As an historian, Underhill is clearly intrigued by the bio-graphical conundrum that is John Reed. This tempts her to interpret him for her readers rather than allowing his voice to be heard unmediated. While much of her contextual material is exemplary (some errors and misreadings creep in), and while she steers her readers through complex ideological and inter-personal territory, Underhill is sometimes an intrusive presence. Recurringly, she points out that Reed is ‘wise’ or ‘over the top’ or that he seeks to ‘call the cultural shots’. Not all will agree with these observations. In a published edition of letters, it seems best to allow readers to form their own judgment based on the authentic voice or voices of the central subject. Underhill seems to have been torn between her responsibilities as editor and her instincts as an historian faced with abundant riches. Reed’s self-portrait comes to us with filters.
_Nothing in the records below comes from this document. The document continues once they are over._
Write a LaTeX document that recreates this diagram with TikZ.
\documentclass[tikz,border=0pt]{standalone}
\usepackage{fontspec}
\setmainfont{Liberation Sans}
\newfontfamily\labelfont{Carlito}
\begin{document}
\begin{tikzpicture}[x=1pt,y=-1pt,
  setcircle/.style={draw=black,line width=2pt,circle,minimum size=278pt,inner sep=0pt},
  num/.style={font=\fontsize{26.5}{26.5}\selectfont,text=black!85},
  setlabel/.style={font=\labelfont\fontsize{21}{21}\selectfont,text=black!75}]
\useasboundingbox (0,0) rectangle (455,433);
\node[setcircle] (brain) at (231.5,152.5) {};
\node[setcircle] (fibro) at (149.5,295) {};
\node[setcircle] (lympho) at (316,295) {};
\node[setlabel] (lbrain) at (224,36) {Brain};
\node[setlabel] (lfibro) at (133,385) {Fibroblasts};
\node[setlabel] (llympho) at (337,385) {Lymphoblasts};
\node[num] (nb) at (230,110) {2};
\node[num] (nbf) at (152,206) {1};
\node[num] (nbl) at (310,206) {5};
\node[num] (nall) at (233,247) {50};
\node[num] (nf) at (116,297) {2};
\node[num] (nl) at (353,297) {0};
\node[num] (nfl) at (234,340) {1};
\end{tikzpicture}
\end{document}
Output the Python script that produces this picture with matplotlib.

But that self-portrait is impressive, if not always engaging. From his patrician background, Reed emerged as his own kind of democrat with a singular, if not always tactically skilled, commitment to advancing Australia’s cultural interests. His letters demonstrate that his marginalisation – which troubles Nancy Underhill – was largely self-inflicted. Reed himself remained curiously unreflective about the reasons for his failures. In the end, however, these letters of public disappointments and private sorrows tell an important and courageous ‘Australian story’ set within the larger framework of international modernism to which Reed was an early convert. His letters provide a vivid insight into one segment of the inner workings of a dramatically changed and changing national culture in the second half of the twentieth century.